** Directions for this task **
Each line of the listing must be transcribed exactly, except for the images, which should be excluded.

** Dataset extract **
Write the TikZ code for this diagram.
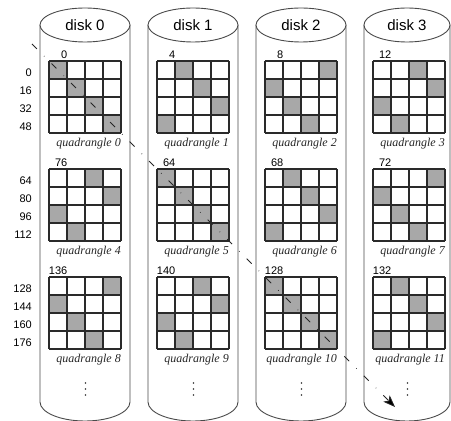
\documentclass[tikz,border=0pt]{standalone}
\usepackage{fontspec}
\setmainfont{Liberation Sans}
\newfontfamily\qfont{Liberation Serif}
\usetikzlibrary{arrows.meta}
\definecolor{cylcol}{HTML}{4A4A4A}
\definecolor{gridcol}{HTML}{2A2A2A}
\definecolor{shadecol}{HTML}{A8A8A8}
\tikzset{
  cyl/.style={draw=cylcol, line width=0.9pt},
  disklabel/.style={font=\fontsize{15}{15}\selectfont, inner sep=0pt},
  cellshade/.style={fill=shadecol},
  gridlines/.style={draw=gridcol, line width=1.1pt},
  numlabel/.style={font=\fontsize{11}{11}\selectfont, inner sep=0pt, anchor=base east},
  qlabel/.style={font=\qfont\itshape\fontsize{12}{12}\selectfont, text=black!85, inner sep=0pt, anchor=base east},
  vdot/.style={fill=black!80},
  trail/.style={draw=black!85, line width=0.8pt, dash pattern=on 7pt off 10pt on 0.6pt off 10pt,
    -{Stealth[length=12pt,width=9pt,inset=3pt,fill=black]}}
}
\begin{document}
\begin{tikzpicture}[x=1pt,y=1pt]
\useasboundingbox (0,0) rectangle (451,421);
% cylinders
\foreach \i/\xl/\xr in {0/40/130, 1/148/238, 2/256/346, 3/364/450} {
  \pgfmathsetmacro\xc{(\xl+\xr)/2}
  \pgfmathsetmacro\rx{(\xr-\xl)/2}
  \draw[cyl] (\xl,396) -- (\xl,19) arc[start angle=180, end angle=360, x radius=\rx, y radius=19] -- (\xr,396);
  \draw[cyl, fill=white] (\xc,396) ellipse[x radius=\rx, y radius=17];
  \node[disklabel] (d\i) at (\xc,396) {disk \i};
  \foreach \dy in {26,32,38} {
    \fill[vdot] (\xc+0.5,\dy) circle[radius=0.8pt];
  }
}
% quadrangles
\foreach \q/\s/\n in {0/0/0, 1/1/4, 2/3/8, 3/2/12, 4/2/76, 5/0/64, 6/1/68, 7/3/72, 8/3/136, 9/2/140, 10/0/128, 11/1/132} {
  \pgfmathtruncatemacro\c{mod(\q,4)}
  \pgfmathtruncatemacro\r{div(\q,4)}
  \pgfmathsetmacro\gx{49+108*\c}
  \pgfmathsetmacro\gy{360-108*\r}
  \begin{scope}[shift={(\gx,\gy)}]
    \foreach \k in {0,...,3} {
      \pgfmathtruncatemacro\sc{mod(\k+\s,4)}
      \fill[cellshade] (18*\sc,-18*\k) rectangle ++(18,-18);
    }
    \draw[gridlines] (0,-72) grid[step=18pt] (72,0);
    \node[numlabel] (n\q) at (18.5,2) {\n};
    \node[qlabel] (ql\q) at (72,-85.5) {quadrangle \q};
  \end{scope}
}
% row labels
\foreach \r in {0,1,2} {
  \foreach \k in {0,...,3} {
    \pgfmathtruncatemacro\val{64*\r+16*\k}
    \node[numlabel] (r\val) at (32,344-108*\r-18*\k) {\val};
  }
}
% dash-dot arrow
\coordinate (s) at (32,377);
\coordinate (e) at (395,14);
\draw[trail] (s) -- (e);
\end{tikzpicture}
\end{document}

** Answer to the task **
Write the TikZ code for this diagram.
\documentclass[tikz,border=0pt]{standalone}
\usepackage{fontspec}
\setmainfont{Liberation Sans}
\newfontfamily\qfont{Liberation Serif}
\usetikzlibrary{arrows.meta}
\definecolor{cylcol}{HTML}{4A4A4A}
\definecolor{gridcol}{HTML}{2A2A2A}
\definecolor{shadecol}{HTML}{A8A8A8}
\tikzset{
  cyl/.style={draw=cylcol, line width=0.9pt},
  disklabel/.style={font=\fontsize{15}{15}\selectfont, inner sep=0pt},
  cellshade/.style={fill=shadecol},
  gridlines/.style={draw=gridcol, line width=1.1pt},
  numlabel/.style={font=\fontsize{11}{11}\selectfont, inner sep=0pt, anchor=base east},
  qlabel/.style={font=\qfont\itshape\fontsize{12}{12}\selectfont, text=black!85, inner sep=0pt, anchor=base east},
  vdot/.style={fill=black!80},
  trail/.style={draw=black!85, line width=0.8pt, dash pattern=on 7pt off 10pt on 0.6pt off 10pt,
    -{Stealth[length=12pt,width=9pt,inset=3pt,fill=black]}}
}
\begin{document}
\begin{tikzpicture}[x=1pt,y=1pt]
\useasboundingbox (0,0) rectangle (451,421);
% cylinders
\foreach \i/\xl/\xr in {0/40/130, 1/148/238, 2/256/346, 3/364/450} {
  \pgfmathsetmacro\xc{(\xl+\xr)/2}
  \pgfmathsetmacro\rx{(\xr-\xl)/2}
  \draw[cyl] (\xl,396) -- (\xl,19) arc[start angle=180, end angle=360, x radius=\rx, y radius=19] -- (\xr,396);
  \draw[cyl, fill=white] (\xc,396) ellipse[x radius=\rx, y radius=17];
  \node[disklabel] (d\i) at (\xc,396) {disk \i};
  \foreach \dy in {26,32,38} {
    \fill[vdot] (\xc+0.5,\dy) circle[radius=0.8pt];
  }
}
% quadrangles
\foreach \q/\s/\n in {0/0/0, 1/1/4, 2/3/8, 3/2/12, 4/2/76, 5/0/64, 6/1/68, 7/3/72, 8/3/136, 9/2/140, 10/0/128, 11/1/132} {
  \pgfmathtruncatemacro\c{mod(\q,4)}
  \pgfmathtruncatemacro\r{div(\q,4)}
  \pgfmathsetmacro\gx{49+108*\c}
  \pgfmathsetmacro\gy{360-108*\r}
  \begin{scope}[shift={(\gx,\gy)}]
    \foreach \k in {0,...,3} {
      \pgfmathtruncatemacro\sc{mod(\k+\s,4)}
      \fill[cellshade] (18*\sc,-18*\k) rectangle ++(18,-18);
    }
    \draw[gridlines] (0,-72) grid[step=18pt] (72,0);
    \node[numlabel] (n\q) at (18.5,2) {\n};
    \node[qlabel] (ql\q) at (72,-85.5) {quadrangle \q};
  \end{scope}
}
% row labels
\foreach \r in {0,1,2} {
  \foreach \k in {0,...,3} {
    \pgfmathtruncatemacro\val{64*\r+16*\k}
    \node[numlabel] (r\val) at (32,344-108*\r-18*\k) {\val};
  }
}
% dash-dot arrow
\coordinate (s) at (32,377);
\coordinate (e) at (395,14);
\draw[trail] (s) -- (e);
\end{tikzpicture}
\end{document}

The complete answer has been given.